W minioną sobotę odbyła się premiera sceniczna „Tuwimków”. Widzowie mogli zapoznać się z tym widowiskiem już w wakacje, gdy spektakl grany był w plenerze. Opiekę reżyserską nad przedstawieniem objął nowy dyrektor, Konrad Dworakowski, podkreślając, że głównymi sprawcami tak fantastycznego przedstawienia są jego wykonawcy. A pomysłodawcy to czterej aktorzy, którzy występują w spektaklu: Ewa Wiśniewska, Żaneta Małkowska, Piotr Szejn i Łukasz Bzura. „Tuwimki” mają podwójną obsadę i z tego względu podczas premiery zaprezentowali się: Anna Sztuder-Mieszek, Mariusz Olbiński, Danuta Kołaczek i Piotr Szejn.
„Tuwimki” to doskonały pomysł na zaznajamianie najmłodszych z poezją. Jak sam tytuł mówi, na spektakl składa się twórczość Tuwima.
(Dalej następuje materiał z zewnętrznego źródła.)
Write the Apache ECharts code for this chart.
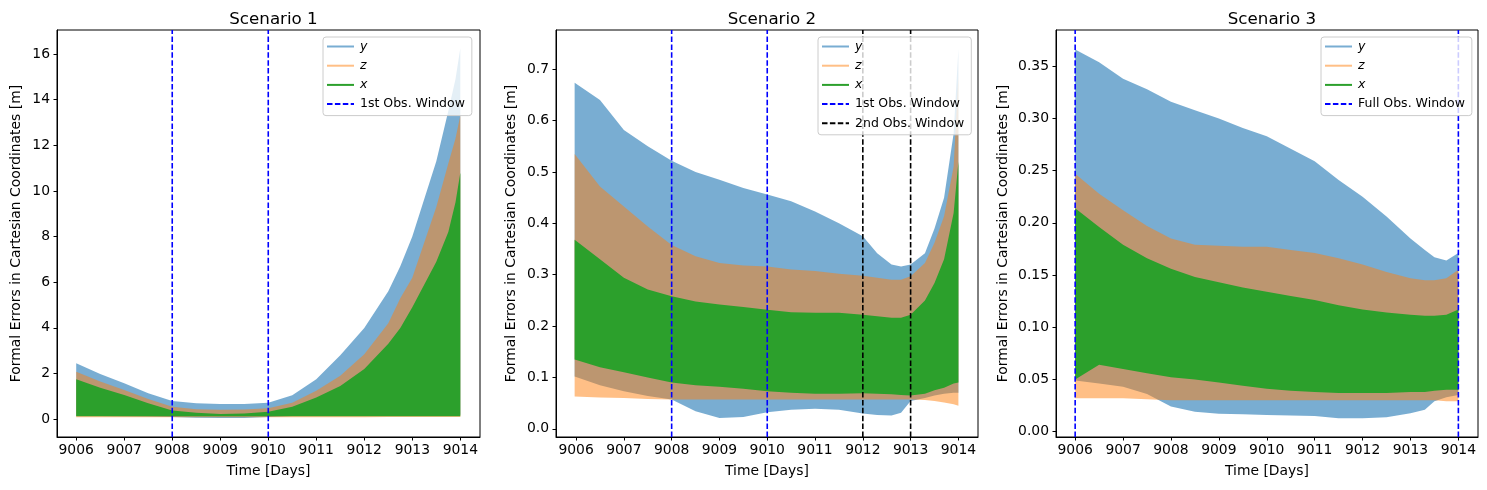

Dobrze znane czy te rzadziej czytane wiersze przedstawia nam czwórka aktorów. Pełni pasji i chęci umilenia czasu dzieciom wciągają w zabawę nawet dorosłych, którzy mogą odświeżyć sobie pamięć i powrócić choć na chwilę do przecudownych wierszy łódzkiego poety. Godzimy się na sceniczną iluzję i razem z dziećmi bawimy się w odczytywanie Tuwima.
Aktorzy nie potrzebują zbyt wielu rekwizytów i rozbudowanej scenografii. Przykuwają dziecięcą uwagę jedynie przy pomocy czterech par drzwi, tworzą na scenie cyrkowe sztuczki, przedziwne statki czy rower. Wszystkie znaki, jakie wysyłane są ze sceny charakteryzuje umowność. Potrzeba dziecięcej, nieograniczonej wyobraźni aby rozpoznać wszystkie przedmioty czy uwierzyć, że nagle znajdujemy się na łące pełnej kwiatów. Dyzio marzyciel, Zosia Samosia czy kłamczuch Grześ z pewnością na długo zapadną w pamięć dzieci. Bardzo ciekawe jest czytanie wierszy w taki sposób, aby zaistniała pełna interakcja z widownią, a symbolika i niedomówienia wypływające ze sceny umożliwiały dzieciom uczestnictwo w spektaklu. Rozdawane w trakcie przedstawienia cukierki są pewnie najatrakcyjniejsze dla maluchów.
Miejmy nadzieję, że podobnych „Tuwimków” będzie jak najwięcej. Warto zauważyć, że zespół Pinokia ma już w swoim repertuarze muzyczną interpretację wierszy Brzechwy „Cuda i dziwy lokomotywy”, które - podobnie jak „Tuwimki” - przybliżają widzom twórczość poetycką w dość niekonwencjonalny, ale bardzo ciekawy i przede wszystkim udany sposób. Z niecierpliwością czekamy na kolejne premiery w Teatrz: „Pinokio” i „Królowa śniegu”.